#### Instructions for the task:
Leave the pictures out and retype the lines from the beginning through the line with "var GRID_COLOR = '#c9c9c9';", both ends included.
** START OF Source excerpt **
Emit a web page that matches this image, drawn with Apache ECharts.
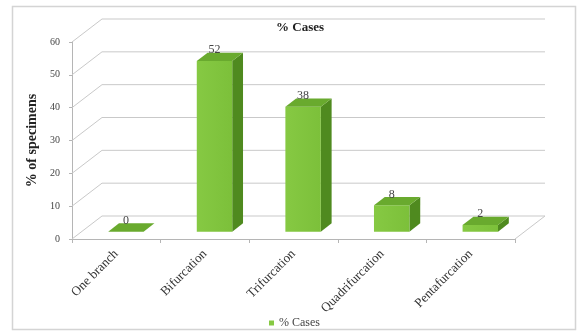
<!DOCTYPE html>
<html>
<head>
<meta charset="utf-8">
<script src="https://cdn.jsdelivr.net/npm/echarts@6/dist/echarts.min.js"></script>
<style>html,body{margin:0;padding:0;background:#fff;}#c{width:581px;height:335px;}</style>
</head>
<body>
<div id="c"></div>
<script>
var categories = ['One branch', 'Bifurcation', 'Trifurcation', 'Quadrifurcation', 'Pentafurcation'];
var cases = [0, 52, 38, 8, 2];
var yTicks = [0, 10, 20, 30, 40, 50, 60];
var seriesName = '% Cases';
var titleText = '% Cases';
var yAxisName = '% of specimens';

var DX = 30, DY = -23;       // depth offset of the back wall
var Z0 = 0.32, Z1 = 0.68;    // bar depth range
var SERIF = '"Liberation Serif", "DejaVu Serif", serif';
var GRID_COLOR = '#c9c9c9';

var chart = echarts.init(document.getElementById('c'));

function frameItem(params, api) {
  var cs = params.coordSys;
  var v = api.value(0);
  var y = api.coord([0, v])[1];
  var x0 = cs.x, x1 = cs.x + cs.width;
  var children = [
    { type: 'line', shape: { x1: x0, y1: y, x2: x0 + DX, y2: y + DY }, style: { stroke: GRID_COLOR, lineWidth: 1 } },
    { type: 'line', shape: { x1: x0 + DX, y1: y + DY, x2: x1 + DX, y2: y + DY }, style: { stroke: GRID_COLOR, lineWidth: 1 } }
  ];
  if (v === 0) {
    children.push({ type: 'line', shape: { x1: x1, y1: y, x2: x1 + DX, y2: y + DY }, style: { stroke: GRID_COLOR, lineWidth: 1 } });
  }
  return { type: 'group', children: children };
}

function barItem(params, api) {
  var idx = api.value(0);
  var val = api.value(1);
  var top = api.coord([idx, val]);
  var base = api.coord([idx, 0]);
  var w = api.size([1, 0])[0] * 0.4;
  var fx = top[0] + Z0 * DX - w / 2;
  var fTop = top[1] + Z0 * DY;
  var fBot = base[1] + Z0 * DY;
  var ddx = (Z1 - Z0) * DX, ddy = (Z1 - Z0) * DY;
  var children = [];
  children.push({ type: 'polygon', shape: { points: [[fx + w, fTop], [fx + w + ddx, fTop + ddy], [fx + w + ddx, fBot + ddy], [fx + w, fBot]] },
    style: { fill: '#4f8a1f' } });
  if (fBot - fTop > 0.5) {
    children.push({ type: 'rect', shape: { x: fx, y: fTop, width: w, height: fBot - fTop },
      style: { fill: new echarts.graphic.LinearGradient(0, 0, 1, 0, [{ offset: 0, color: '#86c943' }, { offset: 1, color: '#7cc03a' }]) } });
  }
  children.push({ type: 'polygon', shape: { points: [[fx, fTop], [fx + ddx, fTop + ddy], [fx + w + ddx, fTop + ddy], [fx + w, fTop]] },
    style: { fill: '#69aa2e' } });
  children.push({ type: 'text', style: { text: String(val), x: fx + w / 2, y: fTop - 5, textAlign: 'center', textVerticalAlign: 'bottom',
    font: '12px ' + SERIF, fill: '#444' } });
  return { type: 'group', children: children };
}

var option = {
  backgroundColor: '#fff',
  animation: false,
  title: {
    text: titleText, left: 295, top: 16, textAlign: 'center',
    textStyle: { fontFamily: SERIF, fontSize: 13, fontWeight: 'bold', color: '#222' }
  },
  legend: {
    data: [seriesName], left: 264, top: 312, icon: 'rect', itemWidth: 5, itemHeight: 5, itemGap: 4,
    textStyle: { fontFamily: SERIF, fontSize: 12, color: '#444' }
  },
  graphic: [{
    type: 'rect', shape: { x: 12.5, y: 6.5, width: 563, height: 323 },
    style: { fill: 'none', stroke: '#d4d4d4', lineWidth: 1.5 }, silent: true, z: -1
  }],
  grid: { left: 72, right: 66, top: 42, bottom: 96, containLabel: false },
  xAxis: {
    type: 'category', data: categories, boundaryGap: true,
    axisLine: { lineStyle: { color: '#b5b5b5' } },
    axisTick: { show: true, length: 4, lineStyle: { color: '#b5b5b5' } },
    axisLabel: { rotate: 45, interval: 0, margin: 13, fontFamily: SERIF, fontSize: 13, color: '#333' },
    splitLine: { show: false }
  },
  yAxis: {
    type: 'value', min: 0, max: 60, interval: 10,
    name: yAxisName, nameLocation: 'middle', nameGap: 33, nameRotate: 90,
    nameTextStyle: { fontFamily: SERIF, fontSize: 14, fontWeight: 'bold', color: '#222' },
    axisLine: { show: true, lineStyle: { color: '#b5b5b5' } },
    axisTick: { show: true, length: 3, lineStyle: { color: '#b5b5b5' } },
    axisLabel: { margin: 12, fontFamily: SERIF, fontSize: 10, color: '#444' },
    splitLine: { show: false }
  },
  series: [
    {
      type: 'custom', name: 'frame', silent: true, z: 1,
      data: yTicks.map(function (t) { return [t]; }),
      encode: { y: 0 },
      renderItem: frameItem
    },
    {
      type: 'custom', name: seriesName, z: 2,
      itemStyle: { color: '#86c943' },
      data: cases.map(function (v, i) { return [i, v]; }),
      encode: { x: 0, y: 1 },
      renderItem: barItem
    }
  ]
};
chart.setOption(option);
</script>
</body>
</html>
** END OF Source excerpt **
#### Answer for this exercise:
Emit a web page that matches this image, drawn with Apache ECharts.
<!DOCTYPE html>
<html>
<head>
<meta charset="utf-8">
<script src="https://cdn.jsdelivr.net/npm/echarts@6/dist/echarts.min.js"></script>
<style>html,body{margin:0;padding:0;background:#fff;}#c{width:581px;height:335px;}</style>
</head>
<body>
<div id="c"></div>
<script>
var categories = ['One branch', 'Bifurcation', 'Trifurcation', 'Quadrifurcation', 'Pentafurcation'];
var cases = [0, 52, 38, 8, 2];
var yTicks = [0, 10, 20, 30, 40, 50, 60];
var seriesName = '% Cases';
var titleText = '% Cases';
var yAxisName = '% of specimens';

var DX = 30, DY = -23;       // depth offset of the back wall
var Z0 = 0.32, Z1 = 0.68;    // bar depth range
var SERIF = '"Liberation Serif", "DejaVu Serif", serif';
var GRID_COLOR = '#c9c9c9';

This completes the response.